The Labor Department’s jobs report showed U.S. nonfarm payrolls rose by 263,000, above expectations of 200,000 and wage growth accelerated even as recession concerns increase.

The U.S. unemployment rate remained unchanged, as expected, at 3.7%.

“Wage growth has been in an uptrend since August,” said Brian Jacobsen, senior investment strategist at Allspring Global Investment in Menomonee Falls, Wisconsin.

“We will have to see that trend reverse for the Fed to be comfortable with a pause. Until then, they’ll continue to taper towards a pause.”

Investors have been looking for signs of weakness in the labour market, especially wages, as a precursor to faster cooling of inflation that will enable the Fed to slow and eventually stop its current rate hike cycle.

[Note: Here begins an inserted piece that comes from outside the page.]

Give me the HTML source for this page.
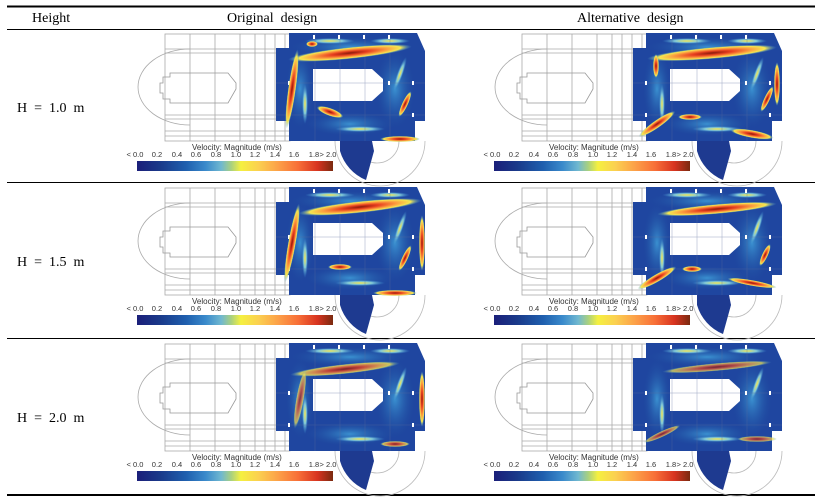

Stocks had rallied earlier in the week after Fed Chair Jerome Powell’s comments on scaling back interest rates hikes as early as December.

The Dow Jones Industrial Average rose 34.87 points, or 0.1%, to 34,429.88, the S&P 500 lost 4.87 points, or 0.12%, to 4,071.7 and the Nasdaq Composite dropped 20.95 points, or 0.18%, to 11,461.50.

Still, equities ended the session off their lowest levels of the day that saw each of the major indexes tumble at least 1%, with the Dow managing a slight gain.

“If anything, I am actually encouraged by how the market is clawing its way back from the level we were at today. It is another indication the market is looking for at least a seasonal December rally,” said Sam Stovall, chief investment strategist at CFRA in New York.

“The market is beginning to look across the valley and say, ‘OK, a year from now the Fed will likely be on hold and considering cutting rates.’”

The rate-setting Federal Open Market Committee meets on Dec. 13-14, the final meeting in a volatile year that saw the central bank attempt to stifle the fastest rate of inflation since the 1980s with record interest rates increases.

The major averages notched a second straight week of gains, with the S&P 500 climbing 1.13%, the Dow gaining 0.24% and the Nasdaq rising 2.1%.

Growth and technology companies such as Apple Inc, down 0.34%, and Amazon, off 1.43%, were pressured by concerns over rising rates but pared declines as U.S. Treasury yields eased throughout the day off earlier highs. The S&P 500 growth index declined 0.29% while technology shares were among the worst performing among the 11 major S&P 500 sectors with a fall of 0.55%.

Ford Motor Co declined 1.56% on lower vehicle sales in November, while DoorDash Inc 3.38% shed after RBC downgraded the food delivery firm’s stock.

Advancing issues outnumbered declining ones on the NYSE by a 1.15-to-1 ratio; on Nasdaq, a 1.35-to-1 ratio favored advancers. The S&P 500 posted 20 new 52-week highs and no new lows; the Nasdaq Composite recorded 86 new highs and 92 new lows.

The Toronto Stock Exchange’s S&P/TSX composite index ended down 39.79 points, or 0.2%, at 20,485.66, after posting on Thursday its highest closing level in nearly six months.

For the week, the TSX was up 0.5%.

Canada added 10,100 jobs in November, broadly in line with forecasts, while the jobless rate fell to 5.1%.

Money markets expect the Bank of Canada to raise interest rates by 25 basis points when it makes a policy decision on Wednesday, with a roughly 25% chance of a larger move.

“We’re still in a mood where the market looks at good news as bad, because the data still shows that the Bank of Canada can still be aggressive,” said Greg Taylor, a portfolio manager at Purpose Investments.

This week was a cocktail of economic data iced with mixed bank earnings, as markets enter into the holiday season.

Canadian Imperial Bank of Commerce (CIBC) fell 0.7%, extending its decline from the previous day when it reported quarterly results that missed estimates.

The lender said it would appeal a New York court’s ruling in a lawsuit brought against the bank by an entity of U.S. private equity firm Cerberus Capital Management.

The heavily weighted TSX financials sector fell 0.4%, while technology gave back some of its recent gains, ending 0.8% lower.

Helping to cap losses for the index was a gain of 4.9% for the health-care sector, as shares of cannabis producers climbed.